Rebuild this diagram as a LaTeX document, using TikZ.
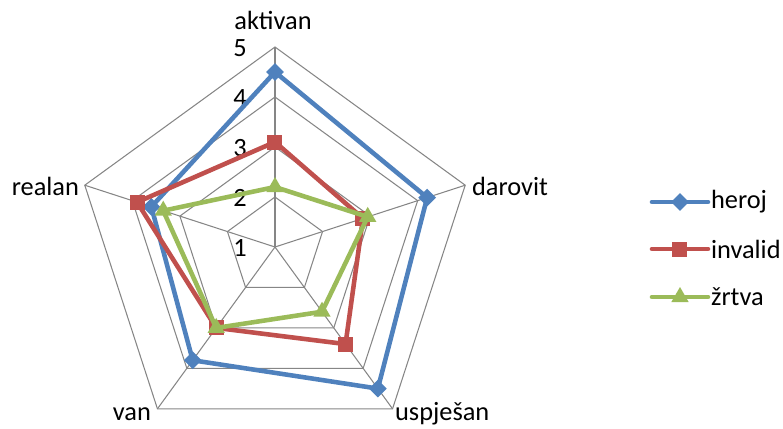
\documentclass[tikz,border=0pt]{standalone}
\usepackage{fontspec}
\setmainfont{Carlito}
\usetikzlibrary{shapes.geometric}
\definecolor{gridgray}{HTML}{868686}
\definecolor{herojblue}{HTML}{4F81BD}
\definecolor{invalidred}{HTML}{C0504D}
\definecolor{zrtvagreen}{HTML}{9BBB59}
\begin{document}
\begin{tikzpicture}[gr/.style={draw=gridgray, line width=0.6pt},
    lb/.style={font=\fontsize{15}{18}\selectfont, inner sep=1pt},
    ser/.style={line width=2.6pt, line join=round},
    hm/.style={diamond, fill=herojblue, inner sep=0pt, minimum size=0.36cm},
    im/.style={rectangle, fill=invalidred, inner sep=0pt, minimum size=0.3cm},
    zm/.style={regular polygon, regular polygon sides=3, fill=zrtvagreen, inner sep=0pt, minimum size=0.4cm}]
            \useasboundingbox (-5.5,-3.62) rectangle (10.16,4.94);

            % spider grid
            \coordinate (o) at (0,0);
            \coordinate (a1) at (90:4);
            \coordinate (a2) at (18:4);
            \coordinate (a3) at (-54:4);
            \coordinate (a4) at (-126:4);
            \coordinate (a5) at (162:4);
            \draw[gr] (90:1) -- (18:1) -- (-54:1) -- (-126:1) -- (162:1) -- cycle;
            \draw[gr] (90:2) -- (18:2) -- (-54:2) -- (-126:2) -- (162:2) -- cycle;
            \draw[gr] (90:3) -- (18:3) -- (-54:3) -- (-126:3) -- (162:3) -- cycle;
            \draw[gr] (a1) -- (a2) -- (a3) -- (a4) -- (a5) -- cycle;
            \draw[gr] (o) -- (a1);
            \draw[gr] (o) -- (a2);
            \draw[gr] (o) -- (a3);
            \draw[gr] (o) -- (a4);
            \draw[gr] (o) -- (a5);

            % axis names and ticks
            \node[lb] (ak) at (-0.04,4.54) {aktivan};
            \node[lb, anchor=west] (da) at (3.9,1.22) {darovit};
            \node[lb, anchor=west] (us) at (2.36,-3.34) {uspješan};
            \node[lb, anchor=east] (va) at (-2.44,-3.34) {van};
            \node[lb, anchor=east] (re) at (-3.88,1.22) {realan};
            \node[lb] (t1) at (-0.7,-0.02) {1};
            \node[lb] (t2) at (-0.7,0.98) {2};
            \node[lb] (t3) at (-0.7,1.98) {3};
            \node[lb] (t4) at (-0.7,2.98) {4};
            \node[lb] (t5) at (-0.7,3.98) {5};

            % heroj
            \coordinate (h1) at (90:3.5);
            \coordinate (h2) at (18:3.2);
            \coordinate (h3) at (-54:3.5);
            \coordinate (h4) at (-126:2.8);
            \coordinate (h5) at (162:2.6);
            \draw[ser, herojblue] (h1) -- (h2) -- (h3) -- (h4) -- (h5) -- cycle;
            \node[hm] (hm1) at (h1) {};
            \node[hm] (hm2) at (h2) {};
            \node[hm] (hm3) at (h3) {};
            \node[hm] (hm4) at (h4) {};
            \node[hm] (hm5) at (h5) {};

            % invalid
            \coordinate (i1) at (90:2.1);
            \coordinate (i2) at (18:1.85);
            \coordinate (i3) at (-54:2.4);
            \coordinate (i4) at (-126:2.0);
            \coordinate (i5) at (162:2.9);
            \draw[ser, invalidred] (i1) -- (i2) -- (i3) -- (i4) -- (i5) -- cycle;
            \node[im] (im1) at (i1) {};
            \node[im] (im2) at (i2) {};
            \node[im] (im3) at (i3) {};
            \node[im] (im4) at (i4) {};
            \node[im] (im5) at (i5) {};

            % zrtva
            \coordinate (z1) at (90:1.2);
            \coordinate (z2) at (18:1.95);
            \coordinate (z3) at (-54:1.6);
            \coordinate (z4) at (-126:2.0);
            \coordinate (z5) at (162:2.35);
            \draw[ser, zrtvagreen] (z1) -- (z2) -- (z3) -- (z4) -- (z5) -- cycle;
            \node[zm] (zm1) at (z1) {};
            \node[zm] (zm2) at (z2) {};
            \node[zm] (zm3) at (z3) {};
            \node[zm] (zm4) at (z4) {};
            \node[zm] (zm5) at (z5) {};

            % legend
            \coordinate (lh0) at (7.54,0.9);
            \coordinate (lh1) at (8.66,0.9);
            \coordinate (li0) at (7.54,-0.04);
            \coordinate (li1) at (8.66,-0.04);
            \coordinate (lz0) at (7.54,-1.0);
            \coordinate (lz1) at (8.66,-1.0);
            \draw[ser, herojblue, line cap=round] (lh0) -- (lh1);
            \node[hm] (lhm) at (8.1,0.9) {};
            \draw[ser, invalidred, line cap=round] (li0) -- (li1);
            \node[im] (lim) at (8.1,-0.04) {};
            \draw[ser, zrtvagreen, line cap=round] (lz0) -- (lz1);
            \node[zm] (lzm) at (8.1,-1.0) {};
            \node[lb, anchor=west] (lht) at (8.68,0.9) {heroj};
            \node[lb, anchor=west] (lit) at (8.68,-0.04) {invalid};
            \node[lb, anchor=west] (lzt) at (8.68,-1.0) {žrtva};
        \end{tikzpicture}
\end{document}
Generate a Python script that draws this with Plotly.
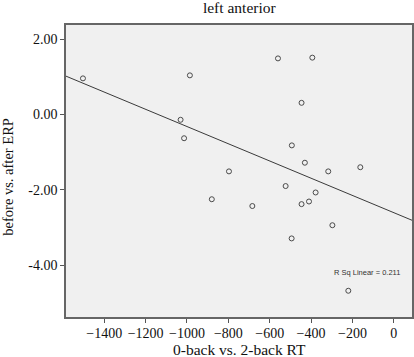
=-=-=
Brief — List all lines above in which the string "this" appears.

Result —
Rebuild this diagram as a LaTeX document, using TikZ.
Generate a Python script that draws this with Plotly.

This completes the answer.